O uso de termos técnicos e científicos no debate sobre a Covid-19 no país durante a pandemia, especialmente no decorrer da CPI do Senado, mostra como é possível desvirtuar evidências científicas em políticas públicas, propiciando a grave crise que levou à morte de quase 700 mil pessoas no país. Um estudo do Laboratório Lagom Data, de inteligência de dados, apoiado pelo Instituto Serrapilheira, instituição privada de incentivo e valorização da ciência no Brasil, levantou todas as 91 mil falas das 69 sessões da CPI da Covid, com mais de 3 milhões de palavras, e fez uma análise quantitativa e qualitativa para entender como as referências científicas foram usadas.
Os pesquisadores concluíram que quem mais trouxe estudos científicos para a discussão foram justamente os parlamentares e depoentes ligados ao campo negacionista, mas com referências de péssima qualidade, estudos falhos e enviesados.
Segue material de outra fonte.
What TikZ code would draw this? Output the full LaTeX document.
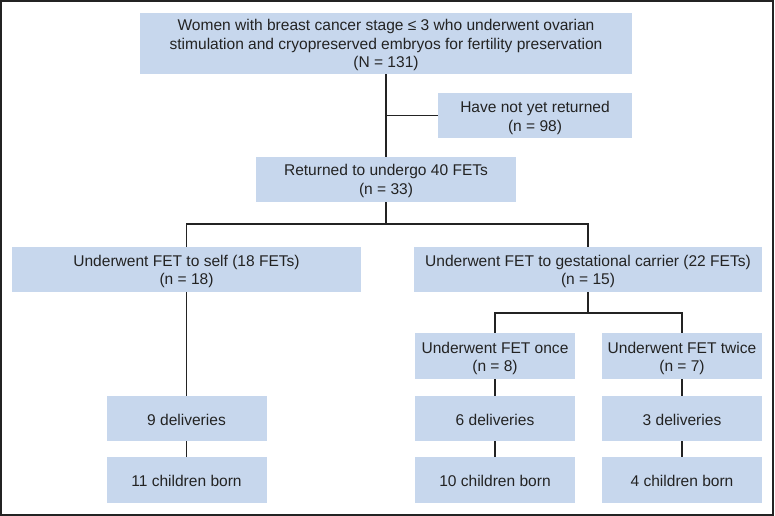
\documentclass[tikz,border=0pt]{standalone}
\usepackage{fontspec}
\setmainfont{Liberation Sans}
\definecolor{boxfill}{RGB}{199,215,237}
\definecolor{ink}{RGB}{35,35,35}
\newcommand{\bt}[2][2.5bp]{\raisebox{-#1}[\height][\depth]{\begin{tabular}{@{}c@{}}#2\end{tabular}}}
\begin{document}
\begin{tikzpicture}[x=1bp,y=-1bp,
  box/.style={fill=boxfill, draw=none, align=center, text=ink,
    font=\fontsize{15.6}{18.5}\selectfont, inner sep=0pt},
  conn/.style={draw=ink, line width=1.8bp}]
\useasboundingbox (0,0) rectangle (775,516);
\draw[line width=1.6bp, draw=ink] (1,1) rectangle (773,515);

\node[box, minimum width=492bp, minimum height=61bp] (top) at (386,43.5)
  {\bt[2bp]{Women with breast cancer stage ≤ 3 who underwent ovarian\\stimulation and cryopreserved embryos for fertility preservation\\(N = 131)}};
\node[box, minimum width=194bp, minimum height=45bp] (have) at (535,115.5)
  {\bt[3bp]{Have not yet returned\\(n = 98)}};
\node[box, minimum width=260bp, minimum height=45bp] (ret) at (386,179.5)
  {\bt[2bp]{Returned to undergo 40 FETs\\(n = 33)}};
\node[box, minimum width=349bp, minimum height=45bp] (self) at (186.5,269.5)
  {\bt{Underwent FET to self (18 FETs)\\(n = 18)}};
\node[box, minimum width=348bp, minimum height=45bp] (gest) at (588,269.5)
  {\bt{Underwent FET to gestational carrier (22 FETs)\\(n = 15)}};
\node[box, minimum width=160bp, minimum height=46bp] (once) at (495,356)
  {\bt[3bp]{Underwent FET once\\(n = 8)}};
\node[box, minimum width=160bp, minimum height=46bp] (twice) at (682,356)
  {\bt[3bp]{Underwent FET twice\\(n = 7)}};
\node[box, minimum width=160bp, minimum height=45bp] (d9) at (186.5,418.5) {\bt[3bp]{9 deliveries}};
\node[box, minimum width=160bp, minimum height=46bp] (c11) at (186.5,480) {\bt[3bp]{11 children born}};
\node[box, minimum width=160bp, minimum height=45bp] (d6) at (495,418.5) {\bt[3bp]{6 deliveries}};
\node[box, minimum width=160bp, minimum height=46bp] (c10) at (495,480) {\bt[3bp]{10 children born}};
\node[box, minimum width=160bp, minimum height=45bp] (d3) at (682,418.5) {\bt[3bp]{3 deliveries}};
\node[box, minimum width=160bp, minimum height=46bp] (c4) at (682,480) {\bt[3bp]{4 children born}};

\coordinate (bus1) at (0,224);
\coordinate (bus2) at (0,313);

\draw[conn] (top.south) -- (ret.north);
\draw[conn] (top.south |- have.west) -- (have.west);
\draw[conn] (ret.south) -- (ret.south |- bus1);
\draw[conn] (self.north) -- (self.north |- bus1) -- (gest.north |- bus1) -- (gest.north);
\draw[conn] (self.south) -- (d9.north);
\draw[conn] (d9.south) -- (c11.north);
\draw[conn] (gest.south) -- (gest.south |- bus2);
\draw[conn] (once.north) -- (once.north |- bus2) -- (twice.north |- bus2) -- (twice.north);
\draw[conn] (once.south) -- (d6.north);
\draw[conn] (d6.south) -- (c10.north);
\draw[conn] (twice.south) -- (d3.north);
\draw[conn] (d3.south) -- (c4.north);
\end{tikzpicture}
\end{document}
O discurso negacionista, segundo os pesquisadores Daniel Duarte (USP) e Pedro Benetti (Uerj), estrutura-se em cinco estratégias:
1) a identificação de conspirações;
2) o uso de falsos experts;
3) a seletividade ou ênfase em pesquisas isoladas que contrariam o consenso científico;
4) a criação de expectativas impossíveis para as pesquisas; 5) o uso de falácias lógicas e deturpações.
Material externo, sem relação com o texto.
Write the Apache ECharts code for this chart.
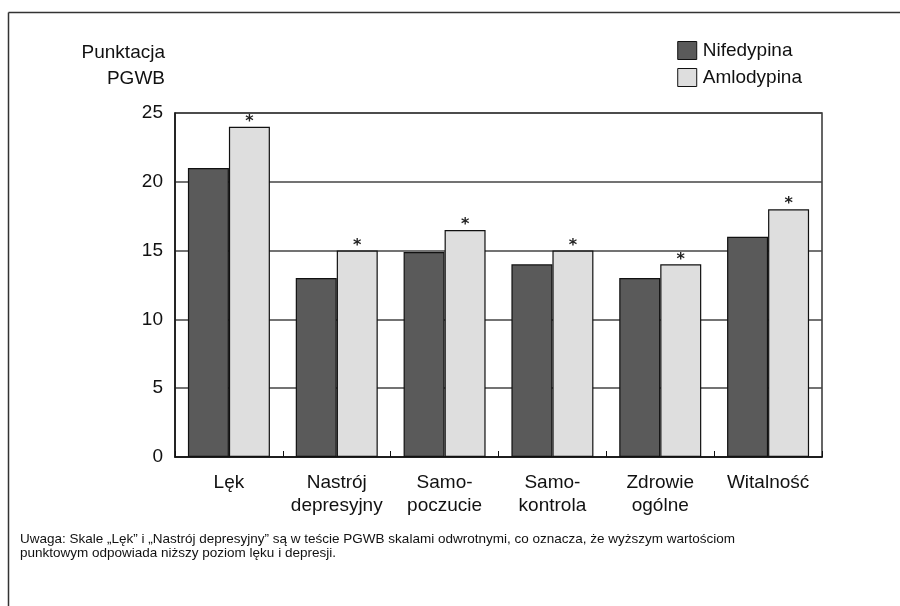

As referências usadas foram identificadas para, segundo o estudo, entender as controvérsias que se apresentavam ao público em torno das evidências que embasaram o combate (e o combate ao combate) à Covid-19. Um filtro de palavras encontrou 2.828 falas com citações a estudos. A partir de uma análise quantitativa e qualitativa das referências mobilizadas na CPI, os principais pontos que podem ser observados, segundo o estudo, são:
1) Negacionistas usaram a 'pompa' da ciência Com o apoio de um grupo de WhatsApp de médicos governistas, a 'tropa de choque' governista metralhou a comissão com referências enviesadas de estudos, vocabulário científico fora de contexto e demandas de credenciais, tudo usado como argumento de autoridade. Esse tipo de argumentação -uma espécie de 'você sabe com quem está falando?' -é um clássico usado por 'mercadores da dúvida' para confundir o ambiente de informação.
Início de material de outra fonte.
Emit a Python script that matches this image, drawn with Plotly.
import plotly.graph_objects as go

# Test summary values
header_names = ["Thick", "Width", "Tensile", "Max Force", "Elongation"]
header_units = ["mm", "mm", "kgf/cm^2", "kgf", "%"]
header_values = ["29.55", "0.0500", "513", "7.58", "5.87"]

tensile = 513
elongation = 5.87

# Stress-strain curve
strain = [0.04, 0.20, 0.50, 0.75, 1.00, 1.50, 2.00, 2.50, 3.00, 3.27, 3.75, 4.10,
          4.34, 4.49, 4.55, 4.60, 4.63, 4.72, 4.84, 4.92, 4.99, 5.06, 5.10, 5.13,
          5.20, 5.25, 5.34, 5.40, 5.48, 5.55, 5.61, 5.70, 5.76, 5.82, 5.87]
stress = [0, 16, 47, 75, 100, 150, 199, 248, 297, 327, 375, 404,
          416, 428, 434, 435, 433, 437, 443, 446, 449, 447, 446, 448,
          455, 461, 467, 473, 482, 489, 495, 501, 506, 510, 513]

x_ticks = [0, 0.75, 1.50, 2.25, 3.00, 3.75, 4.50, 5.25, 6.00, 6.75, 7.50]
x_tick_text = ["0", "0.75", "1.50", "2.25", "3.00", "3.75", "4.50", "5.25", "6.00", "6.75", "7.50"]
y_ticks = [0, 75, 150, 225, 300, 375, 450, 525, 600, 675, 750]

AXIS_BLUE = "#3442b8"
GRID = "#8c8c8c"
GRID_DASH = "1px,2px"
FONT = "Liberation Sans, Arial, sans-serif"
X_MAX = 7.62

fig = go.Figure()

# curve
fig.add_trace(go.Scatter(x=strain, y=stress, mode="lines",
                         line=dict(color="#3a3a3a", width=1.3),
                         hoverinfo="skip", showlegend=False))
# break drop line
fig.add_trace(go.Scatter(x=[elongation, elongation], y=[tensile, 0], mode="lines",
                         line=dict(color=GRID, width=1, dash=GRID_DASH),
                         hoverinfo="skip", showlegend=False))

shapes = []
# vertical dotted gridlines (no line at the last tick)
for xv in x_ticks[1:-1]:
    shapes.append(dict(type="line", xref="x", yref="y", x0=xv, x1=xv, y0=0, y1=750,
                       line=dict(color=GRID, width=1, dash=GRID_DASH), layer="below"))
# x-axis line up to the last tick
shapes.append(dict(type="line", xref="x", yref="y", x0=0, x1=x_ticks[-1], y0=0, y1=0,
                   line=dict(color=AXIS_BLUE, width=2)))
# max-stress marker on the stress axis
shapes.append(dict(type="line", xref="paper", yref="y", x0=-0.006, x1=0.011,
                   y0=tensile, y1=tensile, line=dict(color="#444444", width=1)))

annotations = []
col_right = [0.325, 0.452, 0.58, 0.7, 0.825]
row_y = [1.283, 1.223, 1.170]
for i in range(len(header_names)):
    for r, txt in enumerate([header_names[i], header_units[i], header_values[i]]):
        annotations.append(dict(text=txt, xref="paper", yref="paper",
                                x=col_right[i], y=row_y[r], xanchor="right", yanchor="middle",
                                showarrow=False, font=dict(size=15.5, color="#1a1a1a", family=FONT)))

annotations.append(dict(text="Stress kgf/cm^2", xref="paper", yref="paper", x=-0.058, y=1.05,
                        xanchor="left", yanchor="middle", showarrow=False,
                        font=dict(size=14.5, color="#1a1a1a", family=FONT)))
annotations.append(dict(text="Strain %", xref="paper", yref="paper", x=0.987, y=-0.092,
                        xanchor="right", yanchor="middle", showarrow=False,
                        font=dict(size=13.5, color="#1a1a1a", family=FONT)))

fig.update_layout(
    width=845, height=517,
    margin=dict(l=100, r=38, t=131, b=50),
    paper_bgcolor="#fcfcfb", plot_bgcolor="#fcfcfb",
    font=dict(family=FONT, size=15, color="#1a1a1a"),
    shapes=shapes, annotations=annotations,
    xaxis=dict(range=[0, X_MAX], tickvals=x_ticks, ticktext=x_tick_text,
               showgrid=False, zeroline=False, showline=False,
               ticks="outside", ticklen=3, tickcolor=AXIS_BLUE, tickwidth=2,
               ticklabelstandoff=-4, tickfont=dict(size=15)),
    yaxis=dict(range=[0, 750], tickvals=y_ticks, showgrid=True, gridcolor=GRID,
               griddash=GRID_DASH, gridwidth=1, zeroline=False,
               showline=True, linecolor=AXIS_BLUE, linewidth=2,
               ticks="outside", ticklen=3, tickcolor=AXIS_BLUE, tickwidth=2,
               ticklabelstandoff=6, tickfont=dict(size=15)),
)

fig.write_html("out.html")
2) Didáticos, os pró-ciência pouco citaram
O didatismo e a relevância no debate público foram critérios dos convites. Foram chamados divulgadores, como Natalia Pasternak, e autoridades, como Dimas Covas e Luana Araújo, mas o foco de suas falas não foi o debate sobre evidências; sobretudo, buscaram esclarecer temas. Foi uma escolha acertada em relação ao público das audiências, mas ao mesmo tempo faltou densidade científica aos debates.
3) Critério de convite não foi o currículo Lattes
O epidemiologista Pedro Hallal foi um raro convidado da CPI a já ter publicado, quando foi à CPI, estudos de qualidade sobre Covid-19 feitos em instituições de pesquisa acadêmica. E preciso reunir relevância científica ao debate público.
4) Citações foram usadas como armas no embate
Os estudos mais citados dentre os identificados nos debates da CPI foram alvo de objeções metodológicas, apontadas seja pelo governo, seja pela oposição. Eles não constituem a maior parte da produção científica e sobretudo não representam toda a riqueza de conhecimento sobre a doença, gerada também com recursos públicos.
5) Faltou mais consultoria científica
As sessões com mais concentração de citações de evidências foram as que reuniram especialistas para falar sobre o combate à Covid-19 ou defender as decisões do governo. Do lado governista, um grupo municiava depoentes e senadores com vocabulário e referências que, apresentadas como argumento de autoridade, corroborariam as ações tomadas. Do lado da ciência, faltou esse tipo de mobilização.
Quem mais trouxe estudos científicos para a discussão foram justamente parlamentares e depoentes ligados ao negacionismo.